We denote by Con_{c}*A* the
$${(\vee, 0)}$$
-semilattice of all finitely generated congruences of an algebra *A*. A *lifting* of a
$${(\vee, 0)}$$
-semilattice *S* is an algebra *A* such that
$${S \cong {\rm Con}_{\rm c} A}$$
. The assignment Conc can be extended to a functor. The notion of lifting is generalized to diagrams of
$${(\vee, 0)}$$
-semilattices.

A *gamp* is a partial algebra endowed with a partial subalgebra together with a semilattice-valued distance; gamps form a category that lends itself to a universal algebraic-type study.
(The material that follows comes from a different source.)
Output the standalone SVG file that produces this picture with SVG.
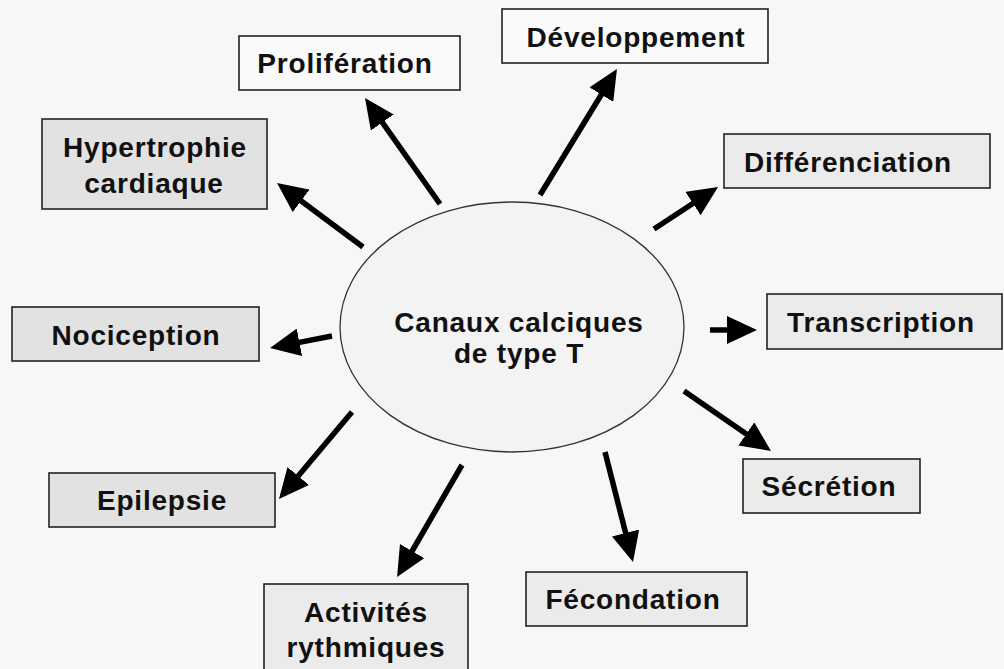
<svg xmlns="http://www.w3.org/2000/svg" width="1004" height="669" viewBox="0 0 1004 669">
<defs>
<style>
.bg{fill:#f7f7f7}
.box{stroke:#222;stroke-width:1.6}
.w{fill:#fafafa}
.g1{fill:#e2e2e2}
.g2{fill:#ebebeb}
.t{font-family:"Liberation Sans",Arial,sans-serif;font-weight:bold;font-size:28px;letter-spacing:0.8px;fill:#111;text-anchor:middle}
.arr{stroke:#000;stroke-width:5.5;fill:none;marker-end:url(#ah)}
</style>
<marker id="ah" markerUnits="userSpaceOnUse" markerWidth="30" markerHeight="28" refX="4" refY="14" orient="auto" viewBox="0 0 30 28">
<path d="M0,0 L30,14 L0,28 z" fill="#000"/>
</marker>
</defs>
<rect class="bg" x="0" y="0" width="1004" height="669"/>

<g id="center">
<ellipse cx="512" cy="327" rx="172" ry="125" fill="#f3f3f3" stroke="#333" stroke-width="1.3"/>
<text class="t" x="519" y="332">Canaux calciques</text>
<text class="t" x="519" y="363">de type T</text>
</g>

<g id="proliferation">
<rect class="box w" x="239" y="36" width="221" height="54"/>
<text class="t" x="345" y="73">Prolifération</text>
</g>
<g id="hypertrophie">
<rect class="box g1" x="42" y="119" width="225" height="90"/>
<text class="t" x="155" y="157">Hypertrophie</text>
<text class="t" x="154" y="193">cardiaque</text>
</g>
<g id="nociception">
<rect class="box g1" x="12" y="307" width="247" height="54"/>
<text class="t" x="136" y="345">Nociception</text>
</g>
<g id="epilepsie">
<rect class="box g1" x="49" y="473" width="226" height="54"/>
<text class="t" x="162" y="510">Epilepsie</text>
</g>
<g id="activites">
<rect class="box g2" x="264" y="584" width="204" height="95"/>
<text class="t" x="366" y="622">Activités</text>
<text class="t" x="366" y="657">rythmiques</text>
</g>
<g id="developpement">
<rect class="box w" x="502" y="9" width="266" height="54"/>
<text class="t" x="636" y="47">Développement</text>
</g>
<g id="differenciation">
<rect class="box g2" x="724" y="134" width="266" height="54"/>
<text class="t" x="848" y="172">Différenciation</text>
</g>
<g id="transcription">
<rect class="box g2" x="767" y="294" width="235" height="55"/>
<text class="t" x="881" y="332">Transcription</text>
</g>
<g id="secretion">
<rect class="box g2" x="743" y="459" width="177" height="54"/>
<text class="t" x="829" y="496">Sécrétion</text>
</g>
<g id="fecondation">
<rect class="box g2" x="526" y="572" width="221" height="54"/>
<text class="t" x="633" y="609">Fécondation</text>
</g>

<g id="connectors">
<line class="arr" x1="440" y1="204" x2="380" y2="119.2"/>
<line class="arr" x1="363" y1="247" x2="297.9" y2="198.5"/>
<line class="arr" x1="540" y1="195" x2="603.4" y2="91.2"/>
<line class="arr" x1="654" y1="229" x2="696.3" y2="201.3"/>
<line class="arr" x1="710" y1="330" x2="731" y2="330"/>
<line class="arr" x1="332" y1="336" x2="295.5" y2="343.1"/>
<line class="arr" x1="352" y1="412" x2="295.7" y2="479.1"/>
<line class="arr" x1="462" y1="465" x2="410.1" y2="554.5"/>
<line class="arr" x1="605" y1="452" x2="626.6" y2="536.8"/>
<line class="arr" x1="684" y1="391" x2="749.6" y2="436.2"/>
</g>
</svg>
The *raison d’être* of gamps is that any algebra can be approximated by its finite subgamps, even in case it is not locally finite.

Let
$${\mathcal{V}}$$
and
$${\mathcal{W}}$$
be varieties of algebras (on finite, possibly distinct, similarity types). Let *P* be a finite lattice. We assume the existence of a combinatorial object, called *an*
$${\aleph_0}$$
-*lifter* of *P*, of infinite cardinality
$${\lambda}$$
. Let
$${\vec{A}}$$
be a *P*-indexed diagram of finite algebras in
$${\mathcal{V}}$$
. If
$${{\rm Con}_{\rm c} \circ \vec{A}}$$
has no *partial lifting* in the category of gamps of
$${\mathcal{W}}$$
, then there is an algebra
$${A \in \mathcal{V}}$$
of cardinality
$${\lambda}$$
such that Con_{c}*A* is not isomorphic to Con_{c}*B* for any
$${B \in \mathcal{W}}$$
.

This makes it possible to generalize several known results. In particular, we prove the following theorem, without assuming that
$${\mathcal{W}}$$
is locally finite.

Let
$${\mathcal{V}}$$
be locally finite and let
$${\mathcal{W}}$$
be congruence-proper (i.e., congruence lattices of infinite members of
$${\mathcal{W}}$$
are infinite). The following equivalence holds. Every countable
$${(\vee, 0)}$$
-semilattice with a lifting in
$${\mathcal{V}}$$
has a lifting in
$${\mathcal{W}}$$
if and only if every
$${\omega}$$
-indexed diagram of finite
$${(\vee, 0)}$$
-semilattices with a lifting in
$${\mathcal{V}}$$
has a lifting in
$${\mathcal{W}}$$
.

Gamps are also applied to the study of congruence-preserving extensions. Let
$${\mathcal{V}}$$
be a non-semidistributive variety of lattices and let *n* ≥ 2 be an integer. There is a bounded lattice
$${A \in \mathcal{V}}$$
of cardinality
$${\aleph_1}$$
with no congruence *n*-permutable, congruence-preserving extension. The lattice *A* is constructed as a *condensate* of a square-indexed diagram of lattices.